Mainly a lot more hub ram, removing need for external SRAM, and hence the main pressure on 32 I/O pins.
Option to directly boot from SD cards (microSD) without EEPROM
Maintain existing compatiblity (except for ROM font)
Faster execution
Existing spin interpreter will only be able to access 32KB hub ram (am I correct due to 16 bit addressing?) but the faster interpreter will have access to the full hub ram.
Same pinout and packaging (do I hear DIP40 anyone?).
I could see this replacing the existing prop 1.

The process would be similar to the existing prop 1, maybe only jumping one or two feature size levels (whatever the correct name is for the die feature size). This would retain the low power of the prop 1, but give us the valuable space required for the extra hub RAM.

Am I now correct in presuming that many of the requirements for the Prop 1B (64 I/O) would go away with extra hub memory??

Your thoughts???

localroger · 2011-06-30 17:01

Well, hitting a few points based on what I remember of Chip's presentation at UPEW...

Some of the limitations in P2 are materializing because of a desire to "have it all" and things like built-in video out resistor networks are making the cogs pretty die hoggy, so there might be a place for an intermediate product. I would guess that there will be more room for ideas like this once *some* new product, presumably the P2 as currently envisioned, as shipped. Apparently the dev process has now been made less by-hand and more industry standard tools-based so that new versions can be rolled more easily. But Parallax has to start by shipping *something*.

* RAM is expensive. Dual-port as used in the P1 isn't as bad as the 4-port used in P2, but dual vs. quad is what gives you 4 cycle instructions / 16 cycle hub vs. 1 cycle instructions / 8 cycle hub. Asking for more of this expensive RAM quickly gets you to the die limit. Falling back to the dual port RAM used by P1 might buy you some extra kilobytes but it loses you the speed. ROM takes a lot less die space than equivalent RAM.

* "Compatible except for the ROM font" is "not compatible."

* Faster clock requires smaller, leakier process and no low-power mode. Does get you more stuff on the die though.

* Even a trimmed oscillator will be much more temperature sensitive than a crystal. You can always "software trim" the existing chip by measuring it against an accurate timebase. Send it to the Sahara or Antarctica, don't expect it to be very close though. As with the inability to support on-chip EEPROM, this probably has to do with the fab process.
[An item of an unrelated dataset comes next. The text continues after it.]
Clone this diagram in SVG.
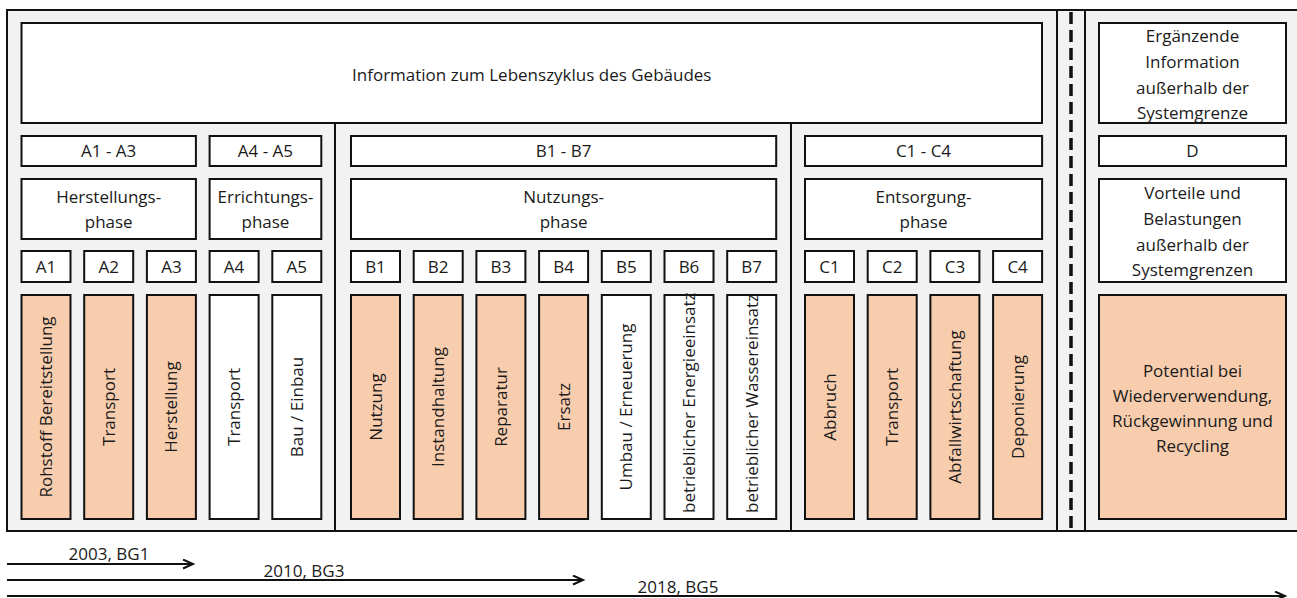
<svg xmlns="http://www.w3.org/2000/svg" width="1297" height="598" viewBox="0 0 1297 598">
<style>
.bx{fill:#fff;stroke:#111;stroke-width:2}
.or{fill:#f8cdae;stroke:#111;stroke-width:2}
.t{font-family:"Open Sans","Liberation Sans",sans-serif;font-size:17px;fill:#1a1a1a;text-anchor:middle}
.v{font-family:"Open Sans","Liberation Sans",sans-serif;font-size:17px;fill:#1a1a1a;text-anchor:middle}
.vs{font-family:"Open Sans","Liberation Sans",sans-serif;font-size:17px;fill:#1a1a1a;text-anchor:start}
.sep{stroke:#111;stroke-width:2;fill:none}
.arr{stroke:#111;stroke-width:2;fill:none;marker-end:url(#ah)}
</style>
<defs>
<marker id="ah" markerUnits="userSpaceOnUse" markerWidth="14" markerHeight="12" refX="11" refY="5" orient="auto">
<path d="M1,0.5 L11,5 L1,9.5" fill="none" stroke="#111" stroke-width="2"/>
</marker>
</defs>

<g id="frame">
<rect x="7" y="10" width="1300" height="521" fill="#f2f2f2" stroke="#111" stroke-width="2"/>
<line class="sep" x1="335" y1="123" x2="335" y2="531"/>
<line class="sep" x1="791" y1="123" x2="791" y2="531"/>
<line class="sep" x1="1057" y1="10" x2="1057" y2="531"/>
<line class="sep" x1="1085" y1="10" x2="1085" y2="531"/>
<line x1="1071" y1="12" x2="1071" y2="531" stroke="#111" stroke-width="3.5" stroke-dasharray="12,6"/>
</g>

<g id="title">
<rect class="bx" x="21.5" y="23" width="1020.5" height="100"/>
<text class="t" x="531.75" y="81">Information zum Lebenszyklus des Gebäudes</text>
</g>

<g id="A1-A3">
<rect class="bx" x="21.5" y="136" width="174.4" height="30"/>
<text class="t" x="108.7" y="157">A1 - A3</text>
</g>
<g id="A4-A5">
<rect class="bx" x="209.6" y="136" width="111.7" height="30"/>
<text class="t" x="265.45" y="157">A4 - A5</text>
</g>
<g id="B1-B7">
<rect class="bx" x="351" y="136" width="425.2" height="30"/>
<text class="t" x="563.6" y="157">B1 - B7</text>
</g>
<g id="C1-C4">
<rect class="bx" x="805" y="136" width="237.1" height="30"/>
<text class="t" x="923.5" y="157">C1 - C4</text>
</g>
<g id="D">
<rect class="bx" x="1099" y="136" width="187" height="30"/>
<text class="t" x="1192.5" y="157">D</text>
</g>

<g id="ergaenzende">
<rect class="bx" x="1099" y="23" width="187" height="100"/>
<text class="t" x="1192.5" y="42">Ergänzende</text>
<text class="t" x="1192.5" y="68">Information</text>
<text class="t" x="1192.5" y="94">außerhalb der</text>
<text class="t" x="1192.5" y="119">Systemgrenze</text>
</g>

<g id="herstellungsphase">
<rect class="bx" x="21.5" y="179" width="174.4" height="60"/>
<text class="t" x="108.7" y="203">Herstellungs-</text>
<text class="t" x="108.7" y="228">phase</text>
</g>
<g id="errichtungsphase">
<rect class="bx" x="209.6" y="179" width="111.7" height="60"/>
<text class="t" x="265.45" y="203">Errichtungs-</text>
<text class="t" x="265.45" y="228">phase</text>
</g>
<g id="nutzungsphase">
<rect class="bx" x="351" y="179" width="425.2" height="60"/>
<text class="t" x="563.6" y="203">Nutzungs-</text>
<text class="t" x="563.6" y="228">phase</text>
</g>
<g id="entsorgungphase">
<rect class="bx" x="805" y="179" width="237.1" height="60"/>
<text class="t" x="923.5" y="203">Entsorgung-</text>
<text class="t" x="923.5" y="228">phase</text>
</g>
<g id="vorteile">
<rect class="bx" x="1099" y="179" width="187" height="103"/>
<text class="t" x="1192.5" y="199">Vorteile und</text>
<text class="t" x="1192.5" y="225">Belastungen</text>
<text class="t" x="1192.5" y="251">außerhalb der</text>
<text class="t" x="1192.5" y="276">Systemgrenzen</text>
</g>

<!-- module code boxes -->
<g id="A1"><rect class="bx" x="21.5" y="251" width="49" height="31"/><text class="t" x="46" y="273">A1</text></g>
<g id="A2"><rect class="bx" x="84.2" y="251" width="49" height="31"/><text class="t" x="108.7" y="273">A2</text></g>
<g id="A3"><rect class="bx" x="146.9" y="251" width="49" height="31"/><text class="t" x="171.4" y="273">A3</text></g>
<g id="A4"><rect class="bx" x="209.6" y="251" width="49" height="31"/><text class="t" x="234.1" y="273">A4</text></g>
<g id="A5"><rect class="bx" x="272.3" y="251" width="49" height="31"/><text class="t" x="296.8" y="273">A5</text></g>
<g id="B1"><rect class="bx" x="351" y="251" width="49" height="31"/><text class="t" x="375.5" y="273">B1</text></g>
<g id="B2"><rect class="bx" x="413.7" y="251" width="49" height="31"/><text class="t" x="438.2" y="273">B2</text></g>
<g id="B3"><rect class="bx" x="476.4" y="251" width="49" height="31"/><text class="t" x="500.9" y="273">B3</text></g>
<g id="B4"><rect class="bx" x="539.1" y="251" width="49" height="31"/><text class="t" x="563.6" y="273">B4</text></g>
<g id="B5"><rect class="bx" x="601.8" y="251" width="49" height="31"/><text class="t" x="626.3" y="273">B5</text></g>
<g id="B6"><rect class="bx" x="664.5" y="251" width="49" height="31"/><text class="t" x="689" y="273">B6</text></g>
<g id="B7"><rect class="bx" x="727.2" y="251" width="49" height="31"/><text class="t" x="751.7" y="273">B7</text></g>
<g id="C1"><rect class="bx" x="805" y="251" width="49" height="31"/><text class="t" x="829.5" y="273">C1</text></g>
<g id="C2"><rect class="bx" x="867.7" y="251" width="49" height="31"/><text class="t" x="892.2" y="273">C2</text></g>
<g id="C3"><rect class="bx" x="930.4" y="251" width="49" height="31"/><text class="t" x="954.9" y="273">C3</text></g>
<g id="C4"><rect class="bx" x="993.1" y="251" width="49" height="31"/><text class="t" x="1017.6" y="273">C4</text></g>

<!-- tall process boxes -->
<g id="rohstoff"><rect class="or" x="21.5" y="295" width="49" height="224"/><text class="v" x="52" y="407" transform="rotate(-90 52 407)">Rohstoff Bereitstellung</text></g>
<g id="transport-a2"><rect class="or" x="84.2" y="295" width="49" height="224"/><text class="v" x="114.7" y="407" transform="rotate(-90 114.7 407)">Transport</text></g>
<g id="herstellung"><rect class="or" x="146.9" y="295" width="49" height="224"/><text class="v" x="177.4" y="407" transform="rotate(-90 177.4 407)">Herstellung</text></g>
<g id="transport-a4"><rect class="bx" x="209.6" y="295" width="49" height="224"/><text class="v" x="240.1" y="407" transform="rotate(-90 240.1 407)">Transport</text></g>
<g id="bau"><rect class="bx" x="272.3" y="295" width="49" height="224"/><text class="v" x="302.8" y="407" transform="rotate(-90 302.8 407)">Bau / Einbau</text></g>
<g id="nutzung"><rect class="or" x="351" y="295" width="49" height="224"/><text class="v" x="381.5" y="407" transform="rotate(-90 381.5 407)">Nutzung</text></g>
<g id="instandhaltung"><rect class="or" x="413.7" y="295" width="49" height="224"/><text class="v" x="444.2" y="407" transform="rotate(-90 444.2 407)">Instandhaltung</text></g>
<g id="reparatur"><rect class="or" x="476.4" y="295" width="49" height="224"/><text class="v" x="506.9" y="407" transform="rotate(-90 506.9 407)">Reparatur</text></g>
<g id="ersatz"><rect class="or" x="539.1" y="295" width="49" height="224"/><text class="v" x="569.6" y="407" transform="rotate(-90 569.6 407)">Ersatz</text></g>
<g id="umbau"><rect class="bx" x="601.8" y="295" width="49" height="224"/><text class="v" x="632.3" y="407" transform="rotate(-90 632.3 407)">Umbau / Erneuerung</text></g>
<g id="energie"><rect class="bx" x="664.5" y="295" width="49" height="224"/><text class="vs" x="695" y="513" transform="rotate(-90 695 513)">betrieblicher Energieeinsatz</text></g>
<g id="wasser"><rect class="bx" x="727.2" y="295" width="49" height="224"/><text class="vs" x="757.7" y="513" transform="rotate(-90 757.7 513)">betrieblicher Wassereinsatz</text></g>
<g id="abbruch"><rect class="or" x="805" y="295" width="49" height="224"/><text class="v" x="835.5" y="407" transform="rotate(-90 835.5 407)">Abbruch</text></g>
<g id="transport-c2"><rect class="or" x="867.7" y="295" width="49" height="224"/><text class="v" x="898.2" y="407" transform="rotate(-90 898.2 407)">Transport</text></g>
<g id="abfall"><rect class="or" x="930.4" y="295" width="49" height="224"/><text class="v" x="960.9" y="407" transform="rotate(-90 960.9 407)">Abfallwirtschaftung</text></g>
<g id="deponierung"><rect class="or" x="993.1" y="295" width="49" height="224"/><text class="v" x="1023.6" y="407" transform="rotate(-90 1023.6 407)">Deponierung</text></g>
<g id="potential">
<rect class="or" x="1099" y="295" width="187" height="224"/>
<text class="t" x="1192.5" y="377">Potential bei</text>
<text class="t" x="1192.5" y="402">Wiederverwendung,</text>
<text class="t" x="1192.5" y="427">Rückgewinnung und</text>
<text class="t" x="1192.5" y="452">Recycling</text>
</g>

<g id="connectors">
<path class="arr" d="M7,564 H193"/>
<path class="arr" d="M7,580 H583"/>
<path class="arr" d="M7,596 H1285"/>
<text class="t" x="109" y="560">2003, BG1</text>
<text class="t" x="304" y="577">2010, BG3</text>
<text class="t" x="678" y="593">2018, BG5</text>
</g>
</svg>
An alternate ROM might be do-able, since ROM is die acreage cheap. I suspect the pull-down detect thing switching to the alternate ROM for different ROM font, SD boot and faster big SPIN might be do-able. Might even be able to swap around the memory map so that normal booting puts the old ROM where it is now with more RAM atop it but new boot mode gives continuous RAM memory map. I smell a mode bit in there though.

Roy Eltham · 2011-06-30 17:13

Cluso99,
Prop 1 HUB memory is limited to 16bit addresses. Thus 32k RAM, 32k ROM. To change that is a pretty significant architecture change.

Tubular · 2011-06-30 17:16

"What this would give us" - sounds a bit like a RamBlade

I don't think the pin requirements go away at all - they probably get worse. Because having more hub memory will make us want video with more colours, or driving TFTs etc.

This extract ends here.